** DATA SHOWN **
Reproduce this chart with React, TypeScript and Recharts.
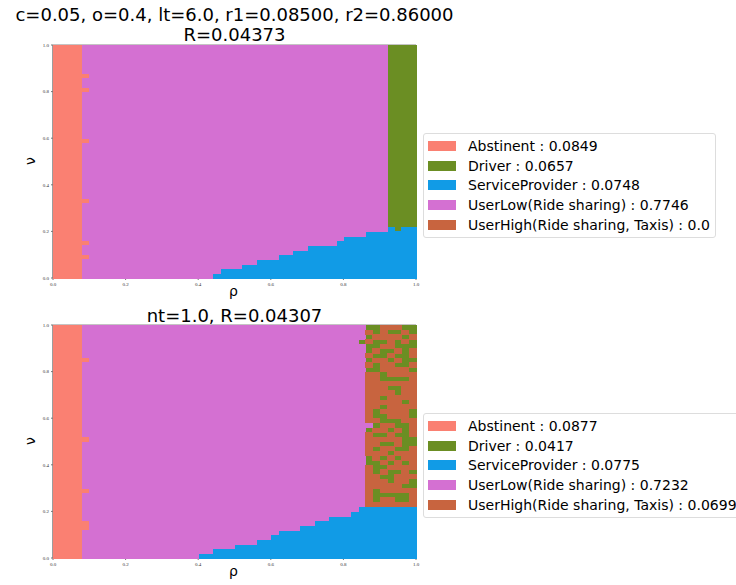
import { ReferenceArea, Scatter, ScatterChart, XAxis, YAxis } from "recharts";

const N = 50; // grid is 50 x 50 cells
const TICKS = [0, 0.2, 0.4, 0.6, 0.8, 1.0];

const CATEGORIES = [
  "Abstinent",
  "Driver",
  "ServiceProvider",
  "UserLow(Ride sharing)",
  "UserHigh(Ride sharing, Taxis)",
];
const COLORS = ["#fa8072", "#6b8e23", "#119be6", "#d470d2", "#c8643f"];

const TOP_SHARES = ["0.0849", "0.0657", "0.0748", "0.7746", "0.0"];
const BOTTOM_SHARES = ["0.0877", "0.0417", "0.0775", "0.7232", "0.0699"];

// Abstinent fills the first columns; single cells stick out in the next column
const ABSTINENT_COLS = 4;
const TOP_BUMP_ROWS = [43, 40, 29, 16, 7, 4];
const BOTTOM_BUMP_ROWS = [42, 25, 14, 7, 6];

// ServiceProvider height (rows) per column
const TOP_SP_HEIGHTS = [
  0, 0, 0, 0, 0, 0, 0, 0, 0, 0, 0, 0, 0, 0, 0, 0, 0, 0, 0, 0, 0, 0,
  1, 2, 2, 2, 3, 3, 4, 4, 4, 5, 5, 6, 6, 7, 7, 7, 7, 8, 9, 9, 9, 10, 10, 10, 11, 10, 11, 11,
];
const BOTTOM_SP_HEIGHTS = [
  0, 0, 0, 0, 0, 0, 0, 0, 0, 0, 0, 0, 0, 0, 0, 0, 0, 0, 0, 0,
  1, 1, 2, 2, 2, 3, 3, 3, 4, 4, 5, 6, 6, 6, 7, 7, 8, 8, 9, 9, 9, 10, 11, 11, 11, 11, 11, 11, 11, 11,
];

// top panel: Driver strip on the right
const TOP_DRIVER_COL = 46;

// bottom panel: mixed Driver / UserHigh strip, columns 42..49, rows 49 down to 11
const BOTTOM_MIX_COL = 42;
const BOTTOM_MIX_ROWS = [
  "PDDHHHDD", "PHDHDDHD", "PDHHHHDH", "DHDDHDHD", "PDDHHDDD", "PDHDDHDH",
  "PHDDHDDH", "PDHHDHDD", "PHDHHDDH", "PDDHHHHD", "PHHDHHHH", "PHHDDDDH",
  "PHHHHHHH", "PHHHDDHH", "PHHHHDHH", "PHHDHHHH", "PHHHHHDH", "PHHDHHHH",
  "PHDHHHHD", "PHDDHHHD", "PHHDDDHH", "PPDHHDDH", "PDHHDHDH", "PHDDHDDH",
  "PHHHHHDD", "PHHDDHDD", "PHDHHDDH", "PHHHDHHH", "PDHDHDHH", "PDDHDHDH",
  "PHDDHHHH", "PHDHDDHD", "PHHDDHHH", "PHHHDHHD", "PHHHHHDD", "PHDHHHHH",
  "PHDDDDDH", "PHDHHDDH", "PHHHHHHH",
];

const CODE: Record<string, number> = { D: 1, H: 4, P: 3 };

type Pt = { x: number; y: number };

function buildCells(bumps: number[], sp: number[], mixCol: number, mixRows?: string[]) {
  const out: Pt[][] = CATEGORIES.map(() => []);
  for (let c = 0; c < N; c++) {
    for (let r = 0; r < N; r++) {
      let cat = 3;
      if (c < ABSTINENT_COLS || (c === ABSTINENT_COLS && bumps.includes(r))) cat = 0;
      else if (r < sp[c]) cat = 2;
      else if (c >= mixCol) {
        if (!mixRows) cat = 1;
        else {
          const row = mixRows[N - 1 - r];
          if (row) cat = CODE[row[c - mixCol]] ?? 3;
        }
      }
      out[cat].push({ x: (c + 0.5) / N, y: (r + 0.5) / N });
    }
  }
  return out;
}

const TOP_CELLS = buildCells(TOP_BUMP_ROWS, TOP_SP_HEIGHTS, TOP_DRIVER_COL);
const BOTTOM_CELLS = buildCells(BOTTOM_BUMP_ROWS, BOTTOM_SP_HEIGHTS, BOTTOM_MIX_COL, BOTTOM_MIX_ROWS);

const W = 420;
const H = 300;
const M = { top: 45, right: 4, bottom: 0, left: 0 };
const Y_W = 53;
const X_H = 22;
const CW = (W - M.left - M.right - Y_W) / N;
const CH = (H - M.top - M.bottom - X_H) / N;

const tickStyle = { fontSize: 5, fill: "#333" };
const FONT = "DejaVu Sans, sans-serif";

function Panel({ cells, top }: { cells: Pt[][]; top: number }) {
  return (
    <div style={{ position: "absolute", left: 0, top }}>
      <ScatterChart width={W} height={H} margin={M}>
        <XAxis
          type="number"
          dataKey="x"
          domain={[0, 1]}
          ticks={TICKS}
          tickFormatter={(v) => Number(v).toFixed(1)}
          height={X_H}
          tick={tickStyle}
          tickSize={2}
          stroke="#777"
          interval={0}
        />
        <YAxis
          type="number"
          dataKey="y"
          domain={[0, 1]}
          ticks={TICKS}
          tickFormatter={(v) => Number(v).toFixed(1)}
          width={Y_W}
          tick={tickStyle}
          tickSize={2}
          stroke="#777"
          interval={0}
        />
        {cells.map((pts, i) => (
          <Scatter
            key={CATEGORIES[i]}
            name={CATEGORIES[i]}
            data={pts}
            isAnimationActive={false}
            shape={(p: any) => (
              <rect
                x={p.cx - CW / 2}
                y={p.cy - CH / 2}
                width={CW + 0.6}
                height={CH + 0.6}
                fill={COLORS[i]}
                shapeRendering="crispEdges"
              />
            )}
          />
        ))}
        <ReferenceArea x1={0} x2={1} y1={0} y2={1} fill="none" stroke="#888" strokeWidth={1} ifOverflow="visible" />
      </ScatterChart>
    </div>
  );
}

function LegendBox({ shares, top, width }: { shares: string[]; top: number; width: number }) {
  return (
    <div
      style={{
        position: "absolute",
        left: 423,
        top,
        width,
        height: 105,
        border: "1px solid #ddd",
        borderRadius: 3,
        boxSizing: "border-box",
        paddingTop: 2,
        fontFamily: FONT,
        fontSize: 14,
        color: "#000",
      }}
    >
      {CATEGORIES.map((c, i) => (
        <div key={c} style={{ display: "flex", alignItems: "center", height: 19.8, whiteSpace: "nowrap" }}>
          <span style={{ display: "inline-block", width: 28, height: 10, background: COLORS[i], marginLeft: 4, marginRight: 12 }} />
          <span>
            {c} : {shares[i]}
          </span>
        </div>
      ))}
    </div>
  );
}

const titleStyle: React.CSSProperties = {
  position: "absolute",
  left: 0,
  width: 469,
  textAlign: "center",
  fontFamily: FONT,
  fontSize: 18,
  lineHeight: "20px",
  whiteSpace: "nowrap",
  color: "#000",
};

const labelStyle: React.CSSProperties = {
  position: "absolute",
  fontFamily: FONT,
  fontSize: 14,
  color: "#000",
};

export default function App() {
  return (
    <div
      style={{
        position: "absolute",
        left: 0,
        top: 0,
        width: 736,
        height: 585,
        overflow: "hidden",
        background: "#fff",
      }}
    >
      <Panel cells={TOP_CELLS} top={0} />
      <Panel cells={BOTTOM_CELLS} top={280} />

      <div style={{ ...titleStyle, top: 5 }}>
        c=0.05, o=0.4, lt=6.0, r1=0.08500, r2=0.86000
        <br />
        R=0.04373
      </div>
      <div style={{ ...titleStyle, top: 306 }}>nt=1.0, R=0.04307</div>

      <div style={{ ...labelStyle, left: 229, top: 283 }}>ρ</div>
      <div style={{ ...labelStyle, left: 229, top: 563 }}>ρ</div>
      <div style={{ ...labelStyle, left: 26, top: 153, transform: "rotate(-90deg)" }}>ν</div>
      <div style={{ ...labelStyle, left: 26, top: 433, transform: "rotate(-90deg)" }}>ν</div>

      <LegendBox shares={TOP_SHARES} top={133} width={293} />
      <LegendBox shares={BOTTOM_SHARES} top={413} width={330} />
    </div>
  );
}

** WORK REQUIRED **
Begin at the first line of the material and copy each line exactly through the one containing "const TICKS = [0, 0.2, 0.4, 0.6, 0.8, 1.0];". Omit pictures.

** TASK RESULT **
Reproduce this chart with React, TypeScript and Recharts.
import { ReferenceArea, Scatter, ScatterChart, XAxis, YAxis } from "recharts";

const N = 50; // grid is 50 x 50 cells
const TICKS = [0, 0.2, 0.4, 0.6, 0.8, 1.0];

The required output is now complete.